In this case, the capacity restriction is not justified, since it is 
perfectly straightforward for an implementation to properly process
these case statements. All validated Ada compilers have done so previously
(I am not aware of accepted challenges in this area).

I do not understand Dan's special case pleading here, I don't even see that
a technical case has been made to allow the capacity limitation.

We certainly do not need to have the RM full of "this must be implemented
according to the rules given above" implementation requirements, that makes
no sense at all.

Dan, I don't see the validity of your fundamental claim here that the ACVC
goes beyond the RM in requiring these case statements to work. Can you be
clear as to why you make this claim. What wording in the RM implies to you
that these case statements are somehow not expected to work.

****************************************************************

!section 5.4(00)
!subject sparse case statements
!reference RM95-5.4;6.0
!reference RM95-1.1.3(2);6.0
!reference 94-4309.a Dan Eilers  94-5-24
!reference 95-5297.a Dan Eilers 95-09-19
!from Dan Eilers
!reference as: 95-5325.d Tucker Taft 95-10-11>>
!discussion

>I see no reason for a special implementation requirement here. These are
>perfectly valid case statements, and there is no special reason in the RM
>to mention that they should work.
>
>It is true that a simple minded incompetent implementation approach will
>result in an implementation with a capacity limitation that forbids
>certain valid case statements.
>
>As always (qua AI 325), capacity restrictions of this case need evaluating
>to see if they are reasonable, i.e. dictated by the hardware or software
>environment.
>
>In this case, the capacity restriction is not justified, since it is
>perfectly straightforward for an implementation to properly process
>these case statements. All validated Ada compilers have done so previously
>(I am not aware of accepted challenges in this area).
>
>I do not understand Dan's special case pleading here, I don't even see that
>a technical case has been made to allow the capacity limitation.
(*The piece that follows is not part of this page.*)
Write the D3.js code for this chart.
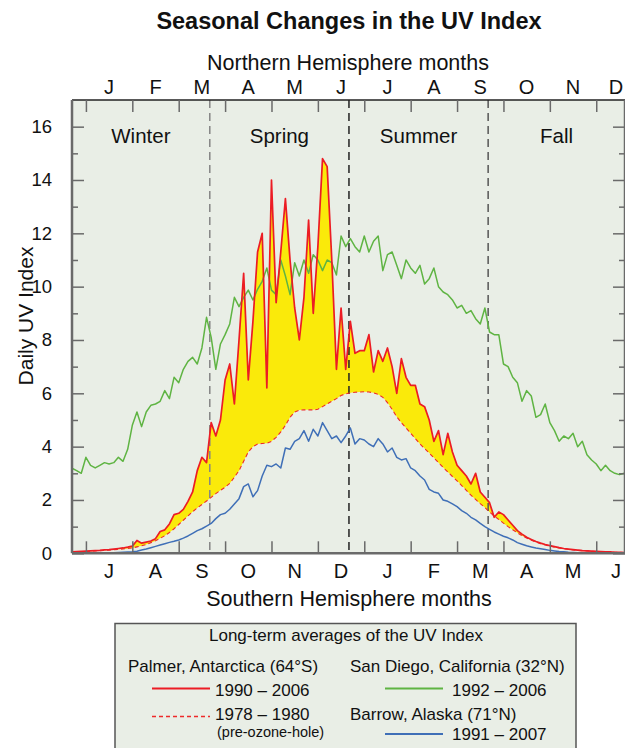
<!DOCTYPE html>
<html><head><meta charset="utf-8">
<script src="https://cdn.jsdelivr.net/npm/d3@7"></script>
<style>
html,body{margin:0;padding:0;background:#fff;}
svg text{font-family:"Liberation Sans",Arial,Helvetica,sans-serif;fill:#111;}
</style></head>
<body><svg id="chart" width="625" height="748"></svg>
<script>
// ---- data (x = months since 1 July, southern calendar; one sample every 0.1 month) ----
const sampleStart = -0.3, sampleStep = 0.1;
const palmerRecent = [0.05,0.06,0.07,0.08,0.09,0.1,0.11,0.13,0.14,0.16, 0.18,0.2,0.23,0.27,0.48,0.38,0.42,0.46,0.55,0.82, 0.88,1.1,1.45,1.5,1.65,1.95,2.3,3.1,3.6,3.4, 4.9,4.4,5.0,6.5,7.1,5.6,8.0,10.5,6.5,8.7, 11.3,12.0,6.2,14.0,9.4,11.3,13.3,11.0,9.2,8.0, 9.6,12.5,9.0,11.5,14.8,14.5,11.0,6.9,9.2,6.9, 8.7,7.5,7.6,7.6,8.2,6.8,7.6,7.2,7.7,7.0, 6.0,7.3,6.6,6.3,6.3,5.6,5.5,5.0,4.2,4.6, 3.7,4.5,3.8,3.3,3.1,2.9,2.6,3.0,2.3,2.1, 1.9,1.35,1.55,1.45,1.25,1.05,0.85,0.72,0.6,0.52, 0.44,0.38,0.33,0.29,0.25,0.21,0.18,0.16,0.14,0.12, 0.1,0.09,0.08,0.07,0.06,0.05,0.05,0.04,0.04,0.03];
const palmerPreHole = [0.05,0.05,0.06,0.07,0.08,0.09,0.1,0.11,0.12,0.13, 0.15,0.16,0.18,0.2,0.24,0.28,0.33,0.4,0.47,0.56, 0.66,0.78,0.92,1.08,1.24,1.4,1.56,1.7,1.83,1.96, 2.1,2.24,2.36,2.48,2.62,2.85,3.1,3.45,3.8,4.0, 4.1,4.12,4.13,4.2,4.35,4.55,4.8,5.1,5.3,5.37, 5.38,5.38,5.38,5.4,5.5,5.6,5.7,5.8,5.92,5.98, 6.02,6.04,6.05,6.06,6.05,6.02,5.96,5.85,5.65,5.4, 5.12,4.9,4.7,4.5,4.3,4.1,3.93,3.76,3.58,3.4, 3.22,3.05,2.88,2.72,2.54,2.36,2.18,2.02,1.86,1.72, 1.55,1.4,1.27,1.13,1.0,0.88,0.77,0.66,0.57,0.49, 0.42,0.36,0.31,0.27,0.23,0.2,0.17,0.15,0.13,0.11, 0.1,0.09,0.08,0.07,0.06,0.05,0.05,0.04,0.04,0.03];
const sanDiego = [3.19,3.1,3.0,3.6,3.3,3.2,3.3,3.4,3.35,3.4, 3.6,3.45,3.9,4.8,5.3,4.75,5.3,5.55,5.6,5.7, 6.1,5.8,6.6,6.4,6.9,7.2,7.35,7.1,7.7,8.85, 8.1,6.9,7.85,8.2,8.6,9.6,9.25,9.6,9.87,9.5, 9.9,10.2,10.7,9.87,9.7,11.0,10.4,9.7,10.9,10.4, 11.0,10.5,11.2,11.0,10.6,11.0,10.9,10.44,11.9,11.5, 11.8,11.5,11.3,11.9,11.3,11.7,11.9,10.6,11.2,11.3, 10.8,10.3,11.0,10.7,10.5,10.8,10.1,10.3,10.7,10.0, 9.8,9.7,9.5,9.2,9.3,9.0,9.1,8.8,8.6,9.2, 8.3,8.2,8.2,7.1,7.0,6.6,6.4,5.7,6.1,5.9, 5.1,5.2,5.6,4.9,4.6,4.2,4.4,4.3,4.5,4.0, 4.2,3.7,3.5,3.35,3.1,3.3,3.1,3.0,2.95,3.0];
const barrow = [null,null,null,null,null,null,null,0.0,0.01,0.02, 0.03,0.04,0.05,0.06,0.08,0.12,0.16,0.21,0.26,0.31, 0.36,0.41,0.45,0.5,0.57,0.65,0.75,0.85,0.92,1.02, 1.12,1.3,1.45,1.5,1.65,1.85,2.05,2.5,2.6,2.12, 2.35,2.9,3.3,3.25,3.35,3.2,3.95,3.9,4.2,4.3, 4.6,4.2,4.65,4.4,4.9,4.6,4.3,4.4,4.15,4.4, 4.7,4.1,4.3,4.25,4.1,4.0,4.3,4.1,3.8,3.95, 3.6,3.5,3.55,3.2,3.1,2.9,2.75,2.4,2.3,2.25, 2.0,1.95,1.85,1.75,1.6,1.5,1.35,1.25,1.12,1.0, 0.9,0.8,0.72,0.64,0.58,0.5,0.4,0.34,0.28,0.24, 0.2,0.17,0.14,0.11,0.09,0.07,0.06,0.04,0.03,0.02, 0.01,0.0,null,null,null,null,null,null,null,null];
const southMonths = ["J","A","S","O","N","D","J","F","M","A","M","J"];
const northMonths = ["J","F","M","A","M","J","J","A","S","O","N","D"];
const seasonNames = ["Winter","Spring","Summer","Fall"];
const seasonBounds = [-0.3, 2.67, 5.67, 8.67, 11.62]; // solstices / equinoxes in months
const yTicks = [0,2,4,6,8,10,12,14,16];

// ---- layout ----
const svg = d3.select("#chart");
const L = 72, R = 625, T = 100, B = 553.3;
const x = d3.scaleLinear().domain([-0.3, 11.62]).range([L, R]);
const y = d3.scaleLinear().domain([0, 17]).range([B, T]);
const xs = d3.range(palmerRecent.length).map(i => sampleStart + i * sampleStep);

const bg = "#e9eee6", axisCol = "#6a6a6a";

svg.append("rect").attr("x", L).attr("y", T).attr("width", R - L).attr("height", B - T).attr("fill", bg);

// titles
svg.append("text").attr("x", 349).attr("y", 29).attr("text-anchor", "middle")
  .style("font-weight", "bold").style("font-size", "23.5px").text("Seasonal Changes in the UV Index");
svg.append("text").attr("x", 348).attr("y", 70).attr("text-anchor", "middle")
  .style("font-size", "21.5px").text("Northern Hemisphere months");
svg.append("text").attr("x", 349).attr("y", 606).attr("text-anchor", "middle")
  .style("font-size", "21.5px").text("Southern Hemisphere months");
svg.append("text").attr("transform", "translate(33,316) rotate(-90)").attr("text-anchor", "middle")
  .style("font-size", "21px").text("Daily UV Index");

// yellow fill between pre-hole and recent
const fillData = xs.map((m, i) => ({m, lo: palmerPreHole[i], hi: Math.max(palmerRecent[i], palmerPreHole[i])}));
svg.append("path").datum(fillData)
  .attr("d", d3.area().x(d => x(d.m)).y0(d => y(d.lo)).y1(d => y(d.hi)))
  .attr("fill", "#faea0a");

// season dividers
const divColors = ["#858585", "#222", "#555"];
[1,2,3].forEach((k, j) => {
  svg.append("line").attr("x1", x(seasonBounds[k])).attr("x2", x(seasonBounds[k]))
    .attr("y1", T).attr("y2", B).attr("stroke", divColors[j]).attr("stroke-width", 1.5)
    .attr("stroke-dasharray", "8,5");
});

// season labels
seasonNames.forEach((s, k) => {
  svg.append("text").attr("x", x((seasonBounds[k] + seasonBounds[k + 1]) / 2)).attr("y", 143)
    .attr("text-anchor", "middle").style("font-size", "20.5px").text(s);
});

const line = d3.line().defined(d => d.v != null).x(d => x(d.m)).y(d => y(d.v));
const mk = arr => xs.map((m, i) => ({m, v: arr[i]}));

svg.append("path").datum(mk(sanDiego)).attr("d", line).attr("fill", "none")
  .attr("stroke", "#5fb443").attr("stroke-width", 1.5).attr("stroke-linejoin", "round");
svg.append("path").datum(mk(barrow)).attr("d", line).attr("fill", "none")
  .attr("stroke", "#3f6fb7").attr("stroke-width", 1.5).attr("stroke-linejoin", "round");
svg.append("path").datum(mk(palmerPreHole)).attr("d", line).attr("fill", "none")
  .attr("stroke", "#ee2a2a").attr("stroke-width", 1.1).attr("stroke-dasharray", "4,3");
svg.append("path").datum(mk(palmerRecent)).attr("d", line).attr("fill", "none")
  .attr("stroke", "#ec1c24").attr("stroke-width", 1.7).attr("stroke-linejoin", "round");

// frame
svg.append("line").attr("x1", L).attr("x2", R).attr("y1", T).attr("y2", T).attr("stroke", "#222").attr("stroke-width", 1.5);
svg.append("line").attr("x1", L).attr("x2", R).attr("y1", B).attr("y2", B).attr("stroke", axisCol).attr("stroke-width", 2.5);
svg.append("line").attr("x1", L).attr("x2", L).attr("y1", T).attr("y2", B).attr("stroke", axisCol).attr("stroke-width", 2.5);
svg.append("line").attr("x1", R).attr("x2", R).attr("y1", T).attr("y2", B).attr("stroke", axisCol).attr("stroke-width", 2.5);

// month ticks (top and bottom), inward
const monthTicks = d3.range(12);
const bottomAxis = d3.axisBottom(x).tickValues(monthTicks).tickSize(-12).tickFormat("");
const topAxis = d3.axisTop(x).tickValues(monthTicks).tickSize(-12).tickFormat("");
const gb = svg.append("g").attr("transform", `translate(0,${B})`).call(bottomAxis);
const gt = svg.append("g").attr("transform", `translate(0,${T})`).call(topAxis);
[gb, gt].forEach(g => { g.select(".domain").remove(); g.selectAll("line").attr("stroke", axisCol).attr("stroke-width", 1.5); });

const labelX = k => Math.min(x(k + 0.5), R - 9);
southMonths.forEach((mname, k) => {
  svg.append("text").attr("x", labelX(k)).attr("y", 578).attr("text-anchor", "middle").style("font-size", "20px").text(mname);
});
northMonths.forEach((mname, k) => {
  svg.append("text").attr("x", labelX(k)).attr("y", 94).attr("text-anchor", "middle").style("font-size", "20px").text(mname);
});

// y axis ticks
const gl = svg.append("g").attr("transform", `translate(${L},0)`)
  .call(d3.axisLeft(y).tickValues(yTicks).tickSize(-12).tickPadding(20).tickFormat(d3.format("d")));
gl.select(".domain").remove();
gl.selectAll("line").attr("stroke", axisCol).attr("stroke-width", 1.5);
gl.selectAll("text").style("font-size", "18.5px").attr("fill", "#111");
const glm = svg.append("g").attr("transform", `translate(${L},0)`)
  .call(d3.axisLeft(y).tickValues(d3.range(1, 17, 2)).tickSize(-6).tickFormat(""));
glm.select(".domain").remove(); glm.selectAll("line").attr("stroke", axisCol).attr("stroke-width", 1.5);
const gr = svg.append("g").attr("transform", `translate(${R},0)`)
  .call(d3.axisRight(y).tickValues(yTicks).tickSize(-12).tickFormat(""));
gr.select(".domain").remove(); gr.selectAll("line").attr("stroke", axisCol).attr("stroke-width", 1.5);
const grm = svg.append("g").attr("transform", `translate(${R},0)`)
  .call(d3.axisRight(y).tickValues(d3.range(1, 17, 2)).tickSize(-6).tickFormat(""));
grm.select(".domain").remove(); grm.selectAll("line").attr("stroke", axisCol).attr("stroke-width", 1.5);

// legend
const lg = svg.append("g");
lg.append("rect").attr("x", 115).attr("y", 623.5).attr("width", 461).attr("height", 140)
  .attr("fill", bg).attr("stroke", "#555").attr("stroke-width", 1.5);
const lt = (tx, ty, s, size, anchor) => lg.append("text").attr("x", tx).attr("y", ty)
  .attr("text-anchor", anchor || "start").style("font-size", (size || 17) + "px").text(s);
lt(346, 641, "Long-term averages of the UV Index", 17, "middle");
lt(128, 672, "Palmer, Antarctica (64°S)");
lt(350, 672, "San Diego, California (32°N)");
lt(215, 696, "1990 – 2006");
lt(452, 696, "1992 – 2006");
lt(215, 720, "1978 – 1980");
lt(217, 737, "(pre-ozone-hole)", 14.5);
lt(350, 720, "Barrow, Alaska (71°N)");
lt(452, 740, "1991 – 2007");
const ls = (x1, x2, yy, col, dash, w) => lg.append("line").attr("x1", x1).attr("x2", x2).attr("y1", yy).attr("y2", yy)
  .attr("stroke", col).attr("stroke-width", w || 1.8).attr("stroke-dasharray", dash || null);
ls(152, 210, 688.5, "#ec1c24");
ls(152, 210, 716.5, "#ee2a2a", "4,3", 1.3);
ls(385, 443, 688.5, "#5fb443");
ls(385, 443, 734, "#3f6fb7");
</script></body></html>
Well, at least we seem to agree we're talking about a capacity
restriction.  I don't claim that the capacity restriction is
clearly justified, just that it's sufficiently unclear that
based in 1.1.3(2) it doesn't belong in an ACVC test (absent an ARG
ruling). There's no point having dispute-bait tests in the suite.

AI83-325's criteria of "impossible or impractical", incorporated
in RM95-1.1.3(7), _could_ arguably apply.  It's not necessarily
"perfectly straightforward" to process sparse case statements.
Do you use a binary search method? a hash table? a linear search?
Do your efficiency minded customers care that their O(1) algorithm
can turn into an O(n) or O(log n) algorithm without warning?

If the compiler is expected to provide reasonable implementations
of sparse cases, then why limit case statements to discrete types?

I'm not aware of what other languages expect for sparse cases,
but I checked the Jovial validation suite, and it doesn't include
such extremes.

>We certainly do not need to have the RM full of "this must be implemented
>according to the rules given above" implementation requirements, that makes
>no sense at all.

I don't think this is a tip of the iceberg situation that will set
some kind of precedent, filling up the RM with such vacuous rules.
If you think otherwise, I'd like to hear where else the language
silently requires multiple implementation strategies to handle
extreme cases.

****************************************************************

!section 5.4(00)
!subject sparse case statements
!reference RM95-5.4;6.0
!reference RM95-1.1.3(2);6.0
!reference 94-4309.a Dan Eilers  94-5-24
!reference 95-5297.a Dan Eilers 95-09-19
!from Dan Eilers
!reference as: 95-5325.e Tucker Taft 95-10-11>>
!discussion

p.s.
 ACVC 2.0 User's Guide (6 February 1995) 1.3

  "The ACVC tests do not check performance parameters (e.g.,
compile-time capacities or run-time speed)."

****************************************************************

!section 5.4(00)
!subject sparse case statements
!reference RM95-5.4;6.0
!reference RM95-1.1.3(2);6.0
!reference 94-4309.a Dan Eilers  94-5-24
!reference 95-5297.a Dan Eilers 95-09-19
!from Robert Dewar
!reference as: 95-5325.f Tucker Taft 95-10-11>>
!discussion

to me it seems perfectly standard to handle case statements in  a manner
consistent with the range of values present. All C compilers I have ever
worked with do it, including GCC. I would consider an Ada compiler that
did not handle arbitrary case statements to have a defect and be non
conformant. These are valid programs, and I repeat that I see no reason
for a compiler to reject these valid programs on bogus capacity grounds.